Based on interviews with soldiers, refugees, intelligence officers, arms smugglers and diplomats in Nigeria and Niger, as well as to people who participated in talks with the faction – ISWAP is a well armed and motivated insurgent group that expects to establish a state out of strategic geography where the U.S. is dialing back its military presence, and there is no sign the group seeks to attack Western targets beyond its homeland.
In contrast to Boko Haram and its infliction of carnage on civilians, ISWAP’s estimated 5,000 men focus their attacks on security forces and nongovernmental organizations, following tactical advice sent from Syria to spare the war-weary population, the Journal adds.
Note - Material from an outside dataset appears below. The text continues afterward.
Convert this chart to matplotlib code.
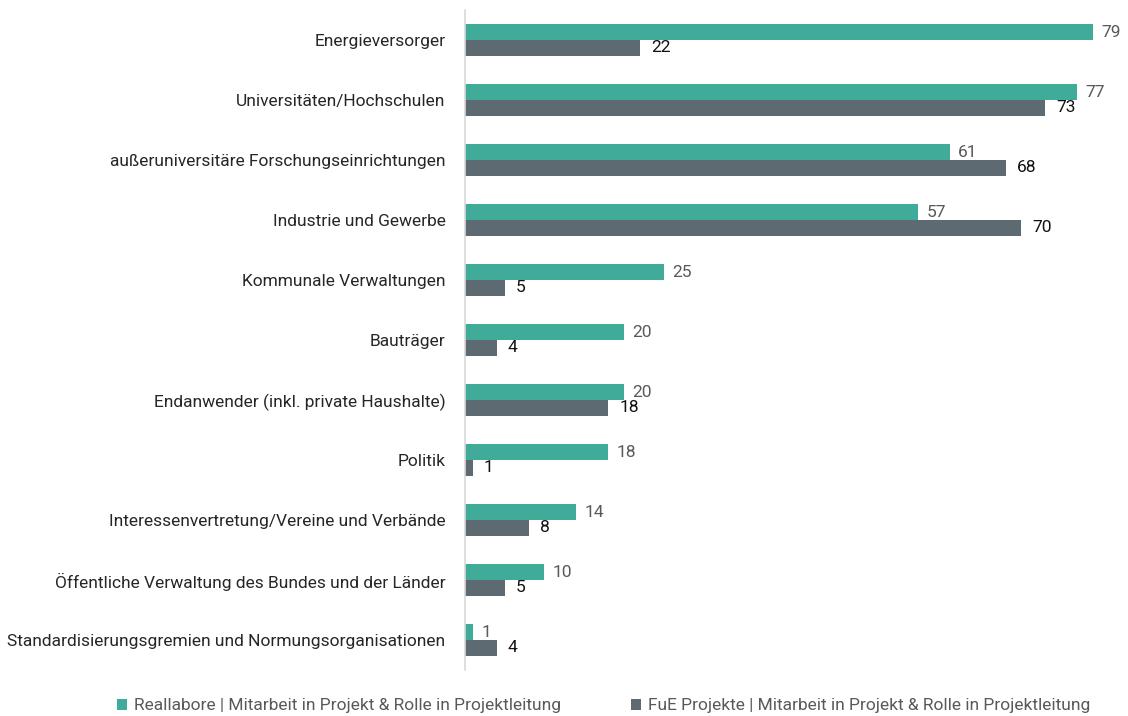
import matplotlib
matplotlib.use("Agg")
import matplotlib.pyplot as plt
import numpy as np

plt.rcParams['font.family'] = ['Roboto', 'DejaVu Sans']

categories = [
    "Energieversorger",
    "Universitäten/Hochschulen",
    "außeruniversitäre Forschungseinrichtungen",
    "Industrie und Gewerbe",
    "Kommunale Verwaltungen",
    "Bauträger",
    "Endanwender (inkl. private Haushalte)",
    "Politik",
    "Interessenvertretung/Vereine und Verbände",
    "Öffentliche Verwaltung des Bundes und der Länder",
    "Standardisierungsgremien und Normungsorganisationen",
]
reallabore = [79, 77, 61, 57, 25, 20, 20, 18, 14, 10, 1]
fue = [22, 73, 68, 70, 5, 4, 18, 1, 8, 5, 4]
series_labels = [
    "Reallabore | Mitarbeit in Projekt & Rolle in Projektleitung",
    "FuE Projekte | Mitarbeit in Projekt & Rolle in Projektleitung",
]

teal = '#41ab9a'
dark = '#5d6a72'

fig = plt.figure(figsize=(11.28, 7.16), dpi=100)
ax = fig.add_axes([465 / 1128, 46 / 716, (1120 - 465) / 1128, 660 / 716])

y = np.arange(len(categories))
h = 0.26
b1 = ax.barh(y - h / 2, reallabore, height=h, color=teal, label=series_labels[0])
b2 = ax.barh(y + h / 2, fue, height=h, color=dark, label=series_labels[1])

for rect, v in zip(b1, reallabore):
    ax.annotate(str(v), (rect.get_width(), rect.get_y() + rect.get_height() / 2),
                xytext=(6, 0), textcoords='offset points', va='center', ha='left',
                fontsize=12.5, color='#595959')
for rect, v in zip(b2, fue):
    ax.annotate(str(v), (rect.get_width(), rect.get_y() + rect.get_height() / 2),
                xytext=(8, 0), textcoords='offset points', va='center', ha='left',
                fontsize=12.5, color='#111111')

ax.set_ylim(len(categories) - 0.5, -0.5)
ax.set_xlim(0, 82.4)
ax.set_yticks(y)
ax.set_yticklabels(categories, fontsize=12.5, color='#262626')
ax.tick_params(axis='y', length=0, pad=14)
ax.set_xticks([])
for s in ['top', 'right', 'bottom']:
    ax.spines[s].set_visible(False)
ax.spines['left'].set_color('#d9d9d9')
ax.spines['left'].set_linewidth(1.2)

leg = fig.legend(handles=[b1, b2], labels=series_labels, loc='lower center',
                 bbox_to_anchor=(0.535, -0.018), ncol=2, frameon=False,
                 fontsize=12.5, handlelength=0.6, handleheight=0.6,
                 handletextpad=0.4, columnspacing=4.0)
for t in leg.get_texts():
    t.set_color('#595959')

fig.savefig('out.png', dpi=100)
Seasoned fighters from West Africa who once traveled to Libya and the Middle East have returned to augment ISWAP ranks. ISIS theologians have sent written instructions, viewed by The Wall Street Journal, to cease attacking schools and markets and stop preaching that the Earth is flat.
The group has overrun and looted a dozen military bases, leaving hundreds of soldiers dead and seizing huge stockpiles of weapons, weeks before Nigeria, Africa’s largest democracy, holds a presidential election. Nigerian security officials call it a far bigger threat than Boko Haram, given its sophistication and popular support.
“The weapons are being smuggled from Islamic State in Libya to their factions in Nigeria and Mali,” said an arms smuggler in Niger named Yusuf as he flicked through images of Dushka machine guns and other weapons he claimed to have ferried across the desert. “These groups want to create a big domain. They want their own country.”
Many Nigerian officials no longer talk about defeating the insurgency, merely containing it. “On security, the point must be made that we are not where we expected to be. We must admit that,” said Festus Keyamo, a spokesman for the re-election campaign of Nigerian President Muhammadu Buhari. “However, we have made some progress” since taking over in 2015, he noted.